Additionally, although Pai and the other Republican commissioners repeatedly refer to state consumer protection laws as providing an additional layer of protection, the draft order repealing net neutrality also contains sweeping language preempting the states from any laws “inconsistent” with the “deregulatory policy” the FCC will adopt on December 14. Charter Communication (which now owns Time Warner Cable) has already rushed to use this language to file a motion to dismiss a lawsuit by the New York state attorney general relating to Time Warner Cable’s 2014 conduct denying New York subscribers access to Netflix. Whether or not this particular motion to dismiss succeeds, we can expect broadband provider to use the broad preemption language in the net neutrality repeal order to block precisely the kind of state consumer protection statutes chairman Pai claims will make FCC oversight unnecessary.

In short, the net neutrality repeal order does for broadband exactly what the 1984 Cable Act did for cable—create an environment with virtually no effective restraint on the ability of providers to favor their own content and discriminate against rivals.
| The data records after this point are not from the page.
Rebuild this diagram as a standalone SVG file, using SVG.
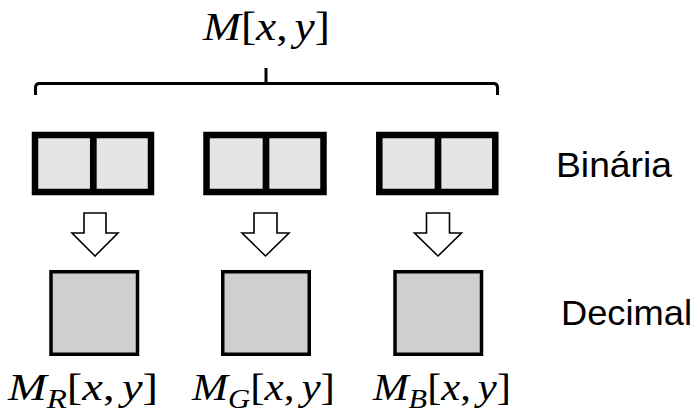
<svg xmlns="http://www.w3.org/2000/svg" width="698" height="414" viewBox="0 0 698 414">
  <style>
    .math { font-family: "Liberation Serif", "DejaVu Serif", serif; fill: #000; }
    .it { font-style: italic; }
    .lbl { font-family: "Liberation Sans", "Open Sans", Arial, sans-serif; font-size: 35px; fill: #000; }
    .bin { fill: #e5e5e5; stroke: #000; stroke-width: 6.5; }
    .div { stroke: #000; stroke-width: 6.7; }
    .dec { fill: #d0cfd0; stroke: #000; stroke-width: 3.5; }
    .arrow { fill: #fff; stroke: #000; stroke-width: 1.6; stroke-linejoin: miter; }
    .brace { fill: none; stroke: #000; stroke-width: 3; stroke-linecap: butt; }
  </style>
  <rect x="0" y="0" width="698" height="414" fill="#fff"/>

  <g id="title">
    <text class="math" x="203" y="39.5" font-size="40" textLength="127" lengthAdjust="spacingAndGlyphs"><tspan class="it">M</tspan>[<tspan class="it">x</tspan>,<tspan class="it" dx="6">y</tspan>]</text>
  </g>

  <g id="brace">
    <path class="brace" d="M35.5 95 V87.5 Q35.5 83.5 39.5 83.5 H493.5 Q497.5 83.5 497.5 87.5 V95"/>
    <path class="brace" d="M266 68 V83.5"/>
  </g>

  <g id="bin-r">
    <rect class="bin" x="35" y="135" width="116" height="57"/>
    <line class="div" x1="93.3" y1="135" x2="93.3" y2="192"/>
  </g>
  <g id="bin-g">
    <rect class="bin" x="206.5" y="135" width="117" height="57"/>
    <line class="div" x1="266" y1="135" x2="266" y2="192"/>
  </g>
  <g id="bin-b">
    <rect class="bin" x="379.3" y="135" width="116" height="57"/>
    <line class="div" x1="438" y1="135" x2="438" y2="192"/>
  </g>

  <g id="label-binaria">
    <text class="lbl" x="556" y="176.7" textLength="116" lengthAdjust="spacingAndGlyphs">Binária</text>
  </g>

  <g id="connectors">
    <path class="arrow" d="M84 213 H106 V233 H118 L95 256 L72 233 H84 Z"/>
    <path class="arrow" d="M254 213 H277 V233 H289 L265.5 256 L242 233 H254 Z"/>
    <path class="arrow" d="M426.5 213 H449.5 V233 H461.5 L438 256 L414.5 233 H426.5 Z"/>
  </g>

  <g id="dec-r">
    <rect class="dec" x="51" y="271.75" width="86.5" height="82.5"/>
  </g>
  <g id="dec-g">
    <rect class="dec" x="222.75" y="271.75" width="86.5" height="82.5"/>
  </g>
  <g id="dec-b">
    <rect class="dec" x="395" y="271.75" width="86.5" height="82.5"/>
  </g>

  <g id="label-decimal">
    <text class="lbl" x="561" y="325" textLength="131" lengthAdjust="spacingAndGlyphs">Decimal</text>
  </g>

  <g id="label-mr">
    <text class="math" x="8" y="400" font-size="38" textLength="150" lengthAdjust="spacingAndGlyphs"><tspan class="it">M</tspan><tspan class="it" font-size="27" dy="8">R</tspan><tspan dy="-8">[</tspan><tspan class="it">x</tspan>,<tspan class="it" dx="6">y</tspan>]</text>
  </g>
  <g id="label-mg">
    <text class="math" x="192" y="400" font-size="38" textLength="143" lengthAdjust="spacingAndGlyphs"><tspan class="it">M</tspan><tspan class="it" font-size="27" dy="8">G</tspan><tspan dy="-8">[</tspan><tspan class="it">x</tspan>,<tspan class="it" dx="6">y</tspan>]</text>
  </g>
  <g id="label-mb">
    <text class="math" x="373" y="400" font-size="38" textLength="138" lengthAdjust="spacingAndGlyphs"><tspan class="it">M</tspan><tspan class="it" font-size="27" dy="8">B</tspan><tspan dy="-8">[</tspan><tspan class="it">x</tspan>,<tspan class="it" dx="6">y</tspan>]</text>
  </g>
</svg>
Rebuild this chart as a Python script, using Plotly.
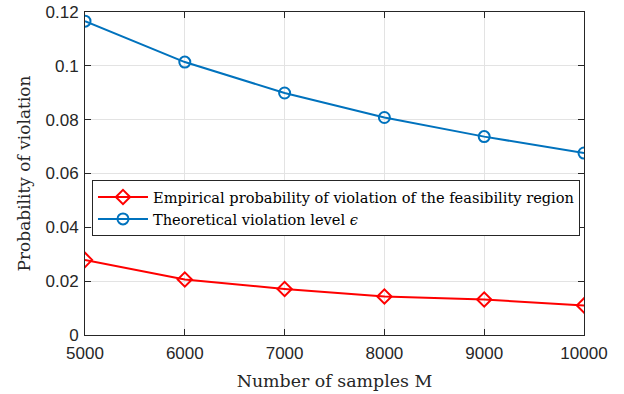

We should therefore expect the same result: rapid horizontal and vertical consolidation. While chairman Pai and other supporters of the repeal order dismiss these concerns, they offer no plausible explanation for why this round of deregulation should produce different results beyond an airy wave that all that consolidation is ancient history and how could that possibly happen again?

As we all know, those who refuse to learn from history are doomed to repeat it.